Ruth Ann Butler
Hometown: Greenville Education: Graduate of Benedict College, with a degree in history and social studies
As the child of a Baptist minister, Ruth Ann Butler grew up believing God had a plan for her. It was revealed in 1985, after she visited an African-American museum in Tennessee. Butler, then a history teacher, almost immediately began preserving the history of African Americans in her hometown of Greenville. Convinced of her calling, Butler gave up a teaching career, sketched out a plan and cobbled together $10,000 from local government to start what would become the Greenville Cultural Exchange Center.
Today, the center has its own renovated building nestled in a historic downtown Greenville neighborhood. The center features an extensive catalogue of artifacts, oral histories and records for African Americans who want to search their family histories. The center has been the ultimate labor of love for Butler, who has traced her own family’s history back to slavery. But maintaining the center has been an uphill climb since the beginning. From the start, growth was slow and financial support was erratic. Then came news that threatened the center’s survival. In 2001, Butler learned the City of Greenville was going to condemn the Cultural Exchange Center’s building due to repair work that needed to be done to maintain the center as a public accommodation. Bringing the center up to code would cost tens of thousands of dollars. At the time, Butler had seen public support of the center dwindle. She barely collected enough to keep the doors open, she told The Greenville News in 2002. Today, she calls that moment a blessing in disguise.
Butler is not one to see limitations. She started the center with only an idea and an unshakable faith in God, but no plan or money. She then opened a museum with no formal training on how to run one. She had to learn on the job how a non-profit operates financially. She had to learn fundraising and how to organize the groups of people that are now the center’s core supporters. She overcame all of those obstacles. And when the center’s future was in jeopardy, she had to learn how to handle crisis. Butler did it by making her case with the community. The Greenville community responded and rallied behind the center, raising $70,000 on the Cultural Center’s behalf. It was enough to renovate the building.

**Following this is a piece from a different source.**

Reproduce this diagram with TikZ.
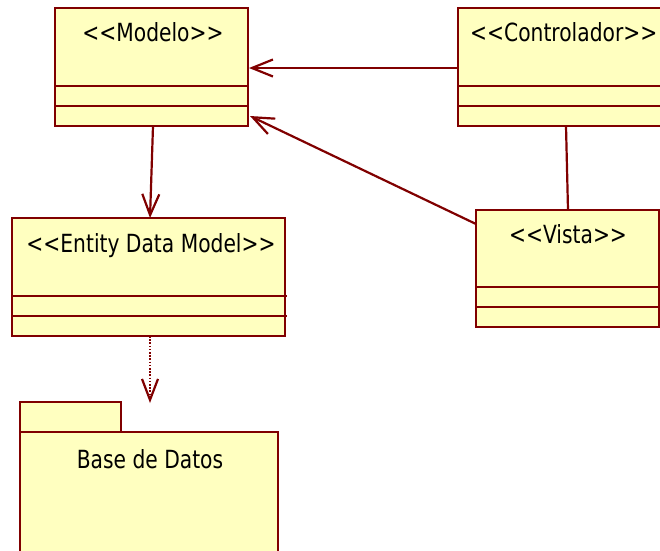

Today, The Cultural Exchange Center includes a research library open to visiting scholars, students and the general public. There is also a resource center that displays the achievements of local African Americans dating back to the late 1900’s. The center has biographical sketches, news articles, tape recordings, photographs and letters of prominent African-Americans. Butler thinks the center’s future is brighter than ever. An increasing number of African Americans are taking an interest in genealogy and history. Since records were not well kept to document the births and deaths of African Americans and few records exist detailing the lives of slaves, the story of the African American experience is still mostly verbal. A goal of Butler’s is to continue to record that history so it will not go to the grave but live on.